Minggu, 14 Oktober 2012

Model Finansial Arsenal

By : Benhan Gooners
Sebelum era Roman Abramovich di Chelsea, klub-klub di Premier League hanya punya satu model finansial, yaitu model Arsenal. Model ini adalah menjalankan klub dengan tujuan tidak bangkrut, bisa exist untuk jangka panjang, dengan cara mendapatkan profit atau setidaknya break-even setiap tahunnya dan terus mengembangkan pendapatan. Prestasi di liga menjadi jaminan agar finansial klub bisa terus berkembang bukan sebaliknya: menjalankan klub dengan tujuan dapat trofi di liga tapi finansial klub merah dan klub terancam bangkrut. Model finansial Arsenal mengharuskan klub hidup mandiri artinya pendapatan klub digunakan untuk pengeluaran klub. Tidak ada sumber pengeluaran lain selain dari pendapatan dan utang. Utang klub dikelola dengan baik, setiap tahun cicilan utang harus bisa dibayar. Demikianlah model finansial Arsenal, MU dan klub-klub bola lainnya yang tidak berbeda dengan sebuah perusahaan yang sehat.

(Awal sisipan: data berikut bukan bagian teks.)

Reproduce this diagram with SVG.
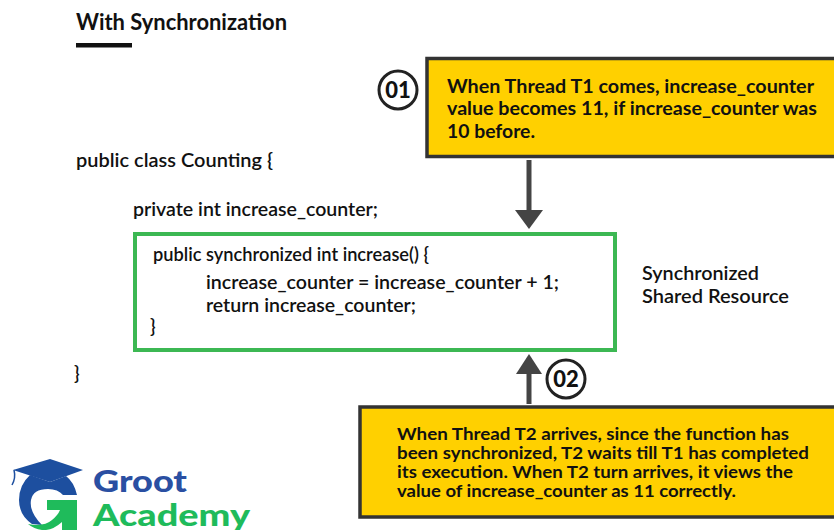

Yang menjadi anomali adalah Chelsea dan Manchester City karena kedua klub ini mengadopsi model finansial yang berbeda. Setiap tahun kedua klub ini merugi, karena membeli pemain dengan harga mahal dan gaji tinggi demi prestasi. Kerugian klub ditutup dengan uang pribadi pemiliknya. Kedua klub ini dibiayai oleh milyuner yang tidak sayang uangnya dibuang setiap tahunnya, demi trofi dan gengsi. Milyuner yang “dermawan” ini kita sebut Sugar Daddy, sebutan slang untuk om-om yang memberikan permen gratis ke anak muda dengan imbalan kepuasan seksual. Analogi Sugar Daddy ini cukup akurat mengingat Roman Abramovich telah memberikan Chelsea “trofi gratis”, dan imbalannya ia mendapatkan kenikmatan yang mungkin setara dengan kepuasan seksual. Maka tak heran kalau Roman gemar masuk kamar ganti pemain Chelsea, mengintervensi pekerjaan Manajer, dan ikut menentukan pemain mana yang harus dibelinya.